PM to visit Canada, finalize purchase of firefighting planes

Prime Minister Kyriakos Mitsotakis will travel to Canada later this week, where he will finalize a deal to purchase seven DHC-515 Firefighters, the newest water bombers built by De Havilland, Toronto’s Globe and Mail newspaper reported Wednesday. 

“The DHC-515 is an updated version of the CL-415 water bomber, which used to be built by Montreal’s Bombardier. It has yet to enter production,” Globe and Mail reported.

The red and yellow planes are used in several European countries, including France and Italy, where they are universally known as Canadairs, after the company that originally developed the amphibious tankers in the late 1960s.

Five of the seven planes in the Greek fleet would be purchased by the Greek government. The other two would be purchased by the European Union for its civil protection arm, known as rescEU, Globe and Mail reported. The last two will be based in Greece, but will fly, as a priority, to other countries to assist in wildfire emergencies.

The cost for the purchase of the firefighting planes is estimated at €360 million.

Mitsotakis’s official visit will be the first to Canada by a Greek prime minister in 41 years. “The delay was inexplicable, given the strong ties between Greece and Canada,” he said in an interview to the Globe and Mail. “I had made it a priority to officially visit Canada…to engage with the Greek-Canadian community and to talk about the economic aspect of our co-operation.”

Mitsotakis will meet his Canadian counterpart and fellow son of a Prime Minister, Justin Trudeau in Montreal on Sunday.

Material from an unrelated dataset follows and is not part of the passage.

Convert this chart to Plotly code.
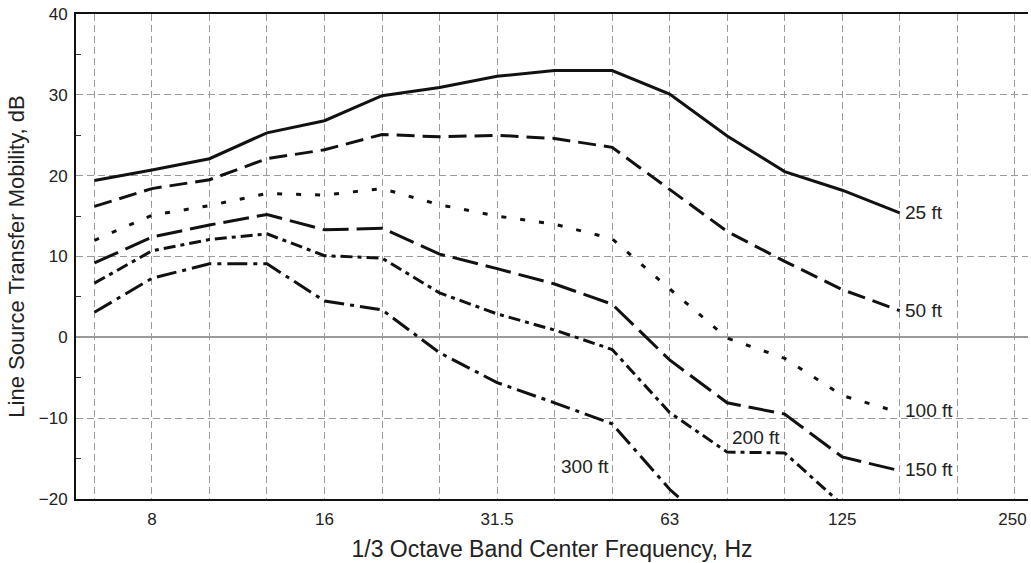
import plotly.graph_objects as go

# 1/3 octave band centre frequencies shown on the axis
bands = ["6.3", "8", "10", "12.5", "16", "20", "25", "31.5", "40", "50",
         "63", "80", "100", "125", "160", "200", "250"]
tick_labels = ["", "8", "", "", "16", "", "", "31.5", "", "", "63", "", "", "125", "", "", "250\u00a0"]

# Line source transfer mobility, dB
mob_25ft = [19.4, 20.7, 22.1, 25.3, 26.8, 29.9, 30.9, 32.3, 33.0, 33.0, 30.1, 24.9, 20.5, 18.2, 15.4]
mob_50ft = [16.2, 18.4, 19.5, 22.1, 23.2, 25.1, 24.8, 25.0, 24.6, 23.5, 18.3, 13.1, 9.4, 5.9, 3.3]
mob_100ft = [12.0, 15.1, 16.3, 17.8, 17.6, 18.4, 16.4, 15.0, 14.0, 12.2, 6.0, -0.1, -2.6, -7.2, -9.3]
mob_150ft = [9.2, 12.4, 13.9, 15.2, 13.3, 13.5, 10.3, 8.5, 6.6, 4.1, -2.8, -8.1, -9.5, -14.8, -16.5]
mob_200ft = [6.7, 10.7, 12.1, 12.8, 10.1, 9.8, 5.5, 2.9, 0.9, -1.5, -9.3, -14.2, -14.3, -20.7]
mob_300ft = [3.1, 7.3, 9.1, 9.1, 4.5, 3.4, -1.9, -5.6, -8.1, -10.7, -18.8, -25.0]

series_names = ["25 ft", "50 ft", "100 ft", "150 ft", "200 ft", "300 ft"]
series_values = [mob_25ft, mob_50ft, mob_100ft, mob_150ft, mob_200ft, mob_300ft]
dash_styles = ["solid", "18px,8px", "5px,14px", "26px,8px", "12px,5px,4px,5px", "20px,6px,4px,6px"]

FONT = "Liberation Sans, Arial, Helvetica, sans-serif"
band_pos = {b: i for i, b in enumerate(bands)}

fig = go.Figure()
for name, vals, dash in zip(series_names, series_values, dash_styles):
    fig.add_trace(go.Scatter(
        x=[band_pos[b] for b in bands[:len(vals)]], y=vals, mode="lines", name=name,
        line=dict(color="#111111", width=3, dash=dash),
        showlegend=False,
    ))

# curve labels
label_pos = {
    "25 ft": (14, 15.4, "left"),
    "50 ft": (14, 3.3, "left"),
    "100 ft": (14, -9.1, "left"),
    "150 ft": (14, -16.4, "left"),
    "200 ft": (11.5, -12.4, "center"),
    "300 ft": (8.53, -16.0, "center"),
}
for name in series_names:
    x, y, anc = label_pos[name]
    fig.add_annotation(x=x, y=y, text=name, showarrow=False, xanchor=anc, yanchor="middle",
                       xshift=3 if anc == "left" else 0,
                       font=dict(family=FONT, size=19, color="#222222"))

fig.update_layout(
    width=1031, height=563,
    margin=dict(l=76, r=0, t=14, b=64),
    paper_bgcolor="white", plot_bgcolor="white",
    font=dict(family=FONT, color="#222222"),
    xaxis=dict(
        range=[-0.32, 16.23],
        tickmode="array", tickvals=list(range(len(bands))), ticktext=tick_labels,
        showgrid=True, gridcolor="#9a9a9a", gridwidth=1, griddash="7px,4px",
        zeroline=False,
        showline=True, linecolor="#111111", linewidth=2, mirror=True,
        ticks="", ticklabelstandoff=4, ticklabeloverflow="allow",
        tickfont=dict(family=FONT, size=17, color="#222222"),
        title=dict(text="1/3 Octave Band Center Frequency, Hz", standoff=12,
                   font=dict(family=FONT, size=23, color="#222222")),
    ),
    yaxis=dict(
        range=[-20, 40],
        tickmode="array", tickvals=[-20, -10, 0, 10, 20, 30, 40],
        showgrid=True, gridcolor="#9a9a9a", gridwidth=1, griddash="7px,4px",
        zeroline=True, zerolinecolor="#9a9a9a", zerolinewidth=1.5,
        showline=True, linecolor="#111111", linewidth=2, mirror=False,
        ticks="", ticklabelstandoff=3, ticklabeloverflow="allow",
        minor=dict(ticks="inside", ticklen=5, tickwidth=1, tickcolor="#333333",
                   tickmode="linear", tick0=-15, dtick=10, showgrid=False),
        tickfont=dict(family=FONT, size=17, color="#222222"),
        title=dict(text="Line Source Transfer Mobility, dB", standoff=8,
                   font=dict(family=FONT, size=22, color="#222222")),
    ),
)

# remove the default page margin so the figure fills the window exactly
fig.write_html(
    "out.html",
    config={"displayModeBar": False},
    post_script="document.body.style.margin='0';document.body.style.overflow='hidden';",
)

Then the two leaders will attend the city’s Greek Independence Day parade and an evening event sponsored by the Greek community.

On Monday, Mitsotakis will go to Toronto to meet business representatives at the Economic Club of Canada, followed by a Greek community event at the Metro Toronto Convention Centre, where he will make a speech, Globe and Mail said.

After a lengthy exposition of Greece’s financial woes and its recovery, Globe and Mail reports that “Toronto’s Fairfax Financial Holdings bet heavily on the Greek turnaround and became one of the biggest foreign investors in the country. Its holdings include 32 per cent of Eurobank, one of Greece’s largest lenders. In an interview Tuesday, Fairfax’s chairman and chief executive officer, Prem Watsa, called Greece ‘the best country in Europe for investments.’”

Mitsotakis told Globe and Mail he will discuss the Ukraine and Israel-Hamas with Trudeau.

“We are pushing the European Union hard to reach a statement that will very, very clearly express our deep concerns for the humanitarian situation in Gaza, put pressure on Israel not to invade Rafah [in southern Gaza], and make it very, very clear that, at the end of the day, only a two-state solution can solve the overall political problem of the Middle East,” Mitsotakis said in his interview.

He added that the Israeli hostages taken by Hamas when it attacked Israel on Oct. 7 must be released.